Review

Juno

Director    Jason Reitman
Starring    Ellen Page, Michael Cera, Jason Bateman, Jennifer Garner, JK Simmons
Release    5 DEC (US) 8 FEB (UK)    Certificate 12A
4 stars

Ali

7th February 2008

No one likes a wiseass, but give Juno MacGuff a chance. The sass-talking star of Jason Reitman's follow-up to Thank You For Smoking is a sixteen year-old smarty-pants who looks like a schoolgirl but talks like a scriptwriter, and she saves her film from becoming just another Little Miss Sunshine schmaltz-fest. Boasting a sharp-tongued turn from Ellen Page, a soundtrack destined for a million student iPods and a script from scribe du jour Diablo Cody, Juno has the best indie credentials this side of a Wes Anderson movie.

Juno (Page) is your typical teen outcast: she's into all the cool bands and movies, wears hip, alternative clothes and speaks in a dizzyingly modern patois, peppered with pop-culture references ("Thundercats are go!") and baffling lingo. She's also pregnant. The guilty party is her best friend Paulie Bleeker (Superbad's Michael Cera), the couple having slept together on a whim, apparently as means of staving off boredom. When Juno decides she's going to give her baby up for adoption, she chooses professional couple Vanessa and Mark Loring (Jennifer Garner and Jason Bateman) as the recipients for the fruits of her belly.

The movie kicks off with an exhausting opening scene in which Juno converses with Rainn Wilson's store clerk in a frankly ridiculous manner (has anyone ever really referred to someone as "homeskillet" before? Thought not), displaying exactly the kind of sub-Dawson's Creek style dialogue that's likely to alienate anyone without tip-top verbal dexterity. Thankfully, the script cools a little from then on, with the acid-tipped one-liners and the witty comebacks used sparingly and not scattered throughout everyday conversation. Reitman is a savvy enough director to know that Kevin Smith-esque verbal assaults can sink a movie quicker than an iceberg, and Cody's screenplay is subsequently downplayed to winning effect.

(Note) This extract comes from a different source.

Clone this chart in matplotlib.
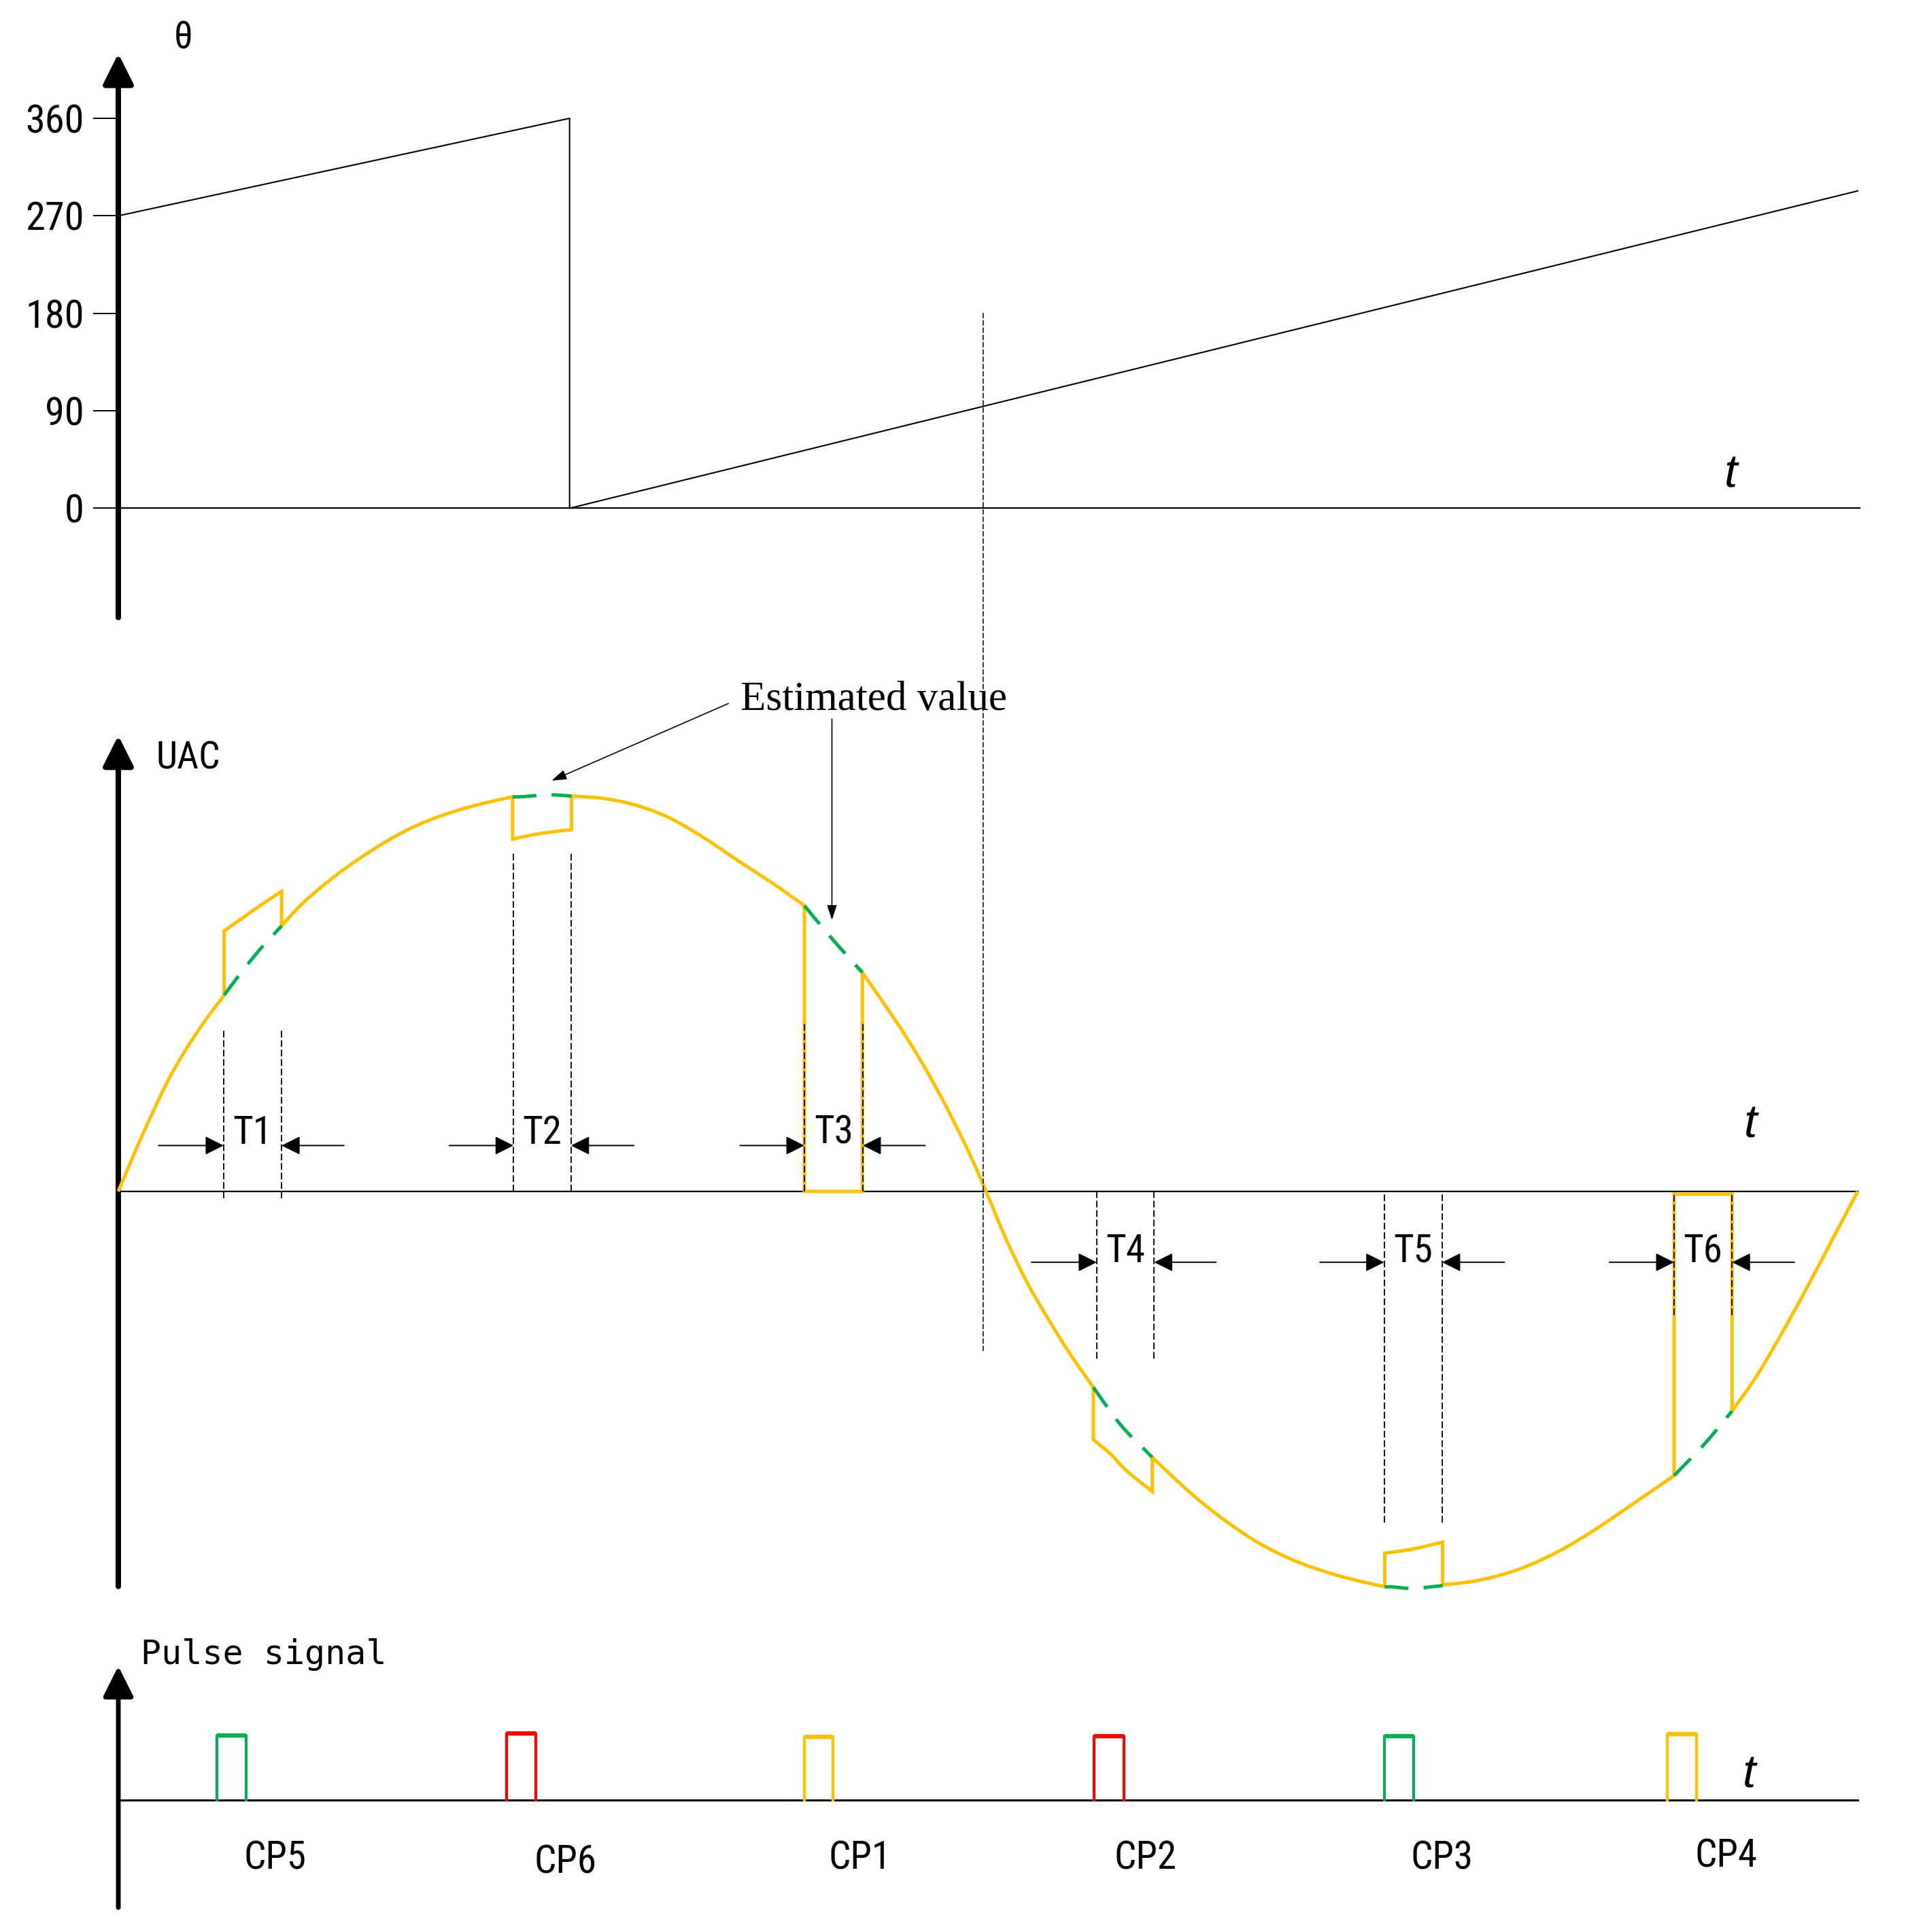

If Cody is a shoe-in for Best Original Screenplay at the Oscars, then Ellen Page is probably slightly longer odds, but that's not to say she's not deserving of the utmost praise. She portrays the arrogance of youth in that way only the young (and annoyingly talented) can, her Juno inflated by her own false sense of superiority and carried along on a wave of self-appointed cool. Along with Thora Birch in Ghost World, it's one of the most assured young female performances of the last decade - this chick is going places. The same can be said about Michael Cera, who delivers another trademark bashful turn that's effective, if not exactly a struggle. He and Page make a cute couple anyways.

Kudos also to Garner and Bateman, who both nail difficult roles - the former is a revelation playing the potentially two-dimensional wannabe mother who can't conceive, while the latter is typically fantastic as the husband whose dreams of a rock and roll future get more distant with every minute of Juno's pregnancy. It's testament to Reitman's skill as a director that he's brought together such a great cast on only his second picture: he'll go onto even greater things after this.

Frequently verbose and occasionally meandering, Juno is nonetheless a huge success for all concerned: it marks the start of some seriously promising careers both in front of and behind the camera. There's always a sneaking suspicion that the movie's indie sensibilities are being embellished somewhat - the twee soundtrack, the lo-fi animated intro, the overplayed pop-culture references etc. - but there's no denying Jason Reitman has crafted something special: a feelgood movie that'll make you laugh, not puke. Add an ending that couldn't be more note-perfect if you struck it with a tuning fork, and you're looking at a bouncing baby that seems destined to grow into a classic.